Data lifecycle management: Horizontal partitioning is commonly used to separate current and historical data. Old partitions can be compressed, archived, or even dropped without affecting current transactional workloads.
Flexibility and modularity: Partitions can be added, removed, merged, split, or rebalanced independently. This allows the database to evolve gracefully as data volumes change.

Horizontal partitioning is most effective when the partitioning scheme aligns with how applications access data. When well-designed, it enhances performance, increases throughput, and reduces maintenance overhead.

Horizontal Splitting

Horizontal splitting occurs when a single logical table is divided into multiple physical tables or partitions that share the same columns. This approach becomes necessary when a table grows so large that queries, joins, or scans slow down significantly.
Consider an Orders table for the “Stories on CD” application. Over years of business activity, the table may accumulate hundreds of thousands or millions of rows. While all data must remain available, not all data is needed for everyday operations. Most customer-service queries focus on recent orders, not orders from several years ago.
By splitting the table into current and historical partitions or tables, the database engine can limit most queries to a far smaller dataset. Queries scanning only the “current” partition benefit from:

reduced I/O,
more efficient index usage, and
less buffer cache pressure.

When necessary, queries can access all partitions, but the RDBMS still executes them more efficiently than scanning one large monolithic table.

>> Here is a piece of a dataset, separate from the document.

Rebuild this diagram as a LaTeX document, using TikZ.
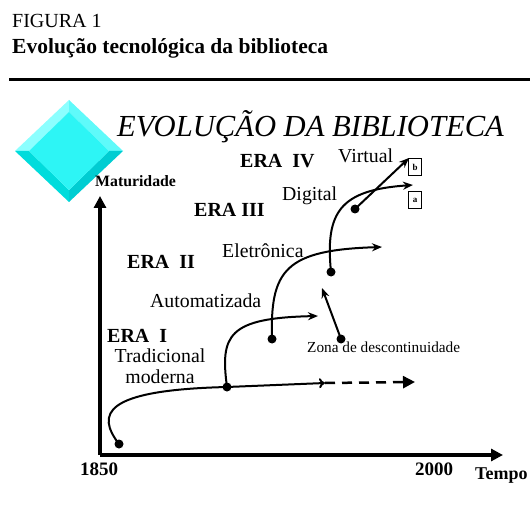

Historical Data in the Context of Horizontal Partitioning

Historical data consists of rows that remain important for compliance, trend analysis, or auditing but are no longer frequently accessed. Horizontal partitioning provides a structured way to store historical data without degrading the performance of day-to-day operations.

Physical separation: Historical partitions may reside on slower disks, archival storage groups, or even separate servers in distributed systems.
Dedicated partitions: Partitions are typically defined by time—for example, months, quarters, or years. This makes retention and archival policies predictable.
Independent management: Each partition may have:
- a unique backup schedule,
- stricter compression levels,
- different indexing strategies,
- custom access controls.
Minimal impact on current operations: By isolating older records:
- scans become smaller,
- indexes remain shallow,
- locking and latching contention decreases.

Common use cases:

Archiving older financial, sales, or sensor data
Meeting legal retention or auditing requirements
Supporting long-term analytics without affecting OLTP workloads

Example: ORDER Table

ORDER table consisting of OrderNo, OrderDate, CDNo, OrderCost, and Received columns. — **ORDER Table (Sample Rows)**
`| OrderNo | OrderDate | CDNo | OrderCost | Received | | ------- | --------- | ---- | --------- | -------- | | 101 | 01/11/00 | 105 | 8.95 | Yes | | 102 | 01/11/00 | 127 | 12.95 | Yes | | 103 | 01/12/00 | 108 | 13.95 | No | | 104 | 01/13/00 | 101 | 12.95 | Yes | | 302 | *(blank)* | 127 | 12.95 | No |`
This structure is typical of transactional order data commonly divided into current and historical partitions.

Partitioning by Date

As “Stories on CD” grows, the volume of order data increases rapidly. Employees frequently query only the most recent orders—often the last quarter. Partitioning by date allows the database to store each quarter of data in its own partition.
Advantages include:

faster access to recent orders,
smaller partitions for maintenance,
predictable archival or purging cycles.

Partitioning also aligns with the principles of normalization: a single logical table remains unified at the conceptual level, while the physical storage is optimized beneath it. The next lesson discusses the disadvantages of horizontal partitioning and considerations for when partitioning may introduce overhead.

[1]historical data: Data that is no longer part of active operations but remains stored for reference, compliance, or analysis. Historical rows typically inhabit older partitions separated by time.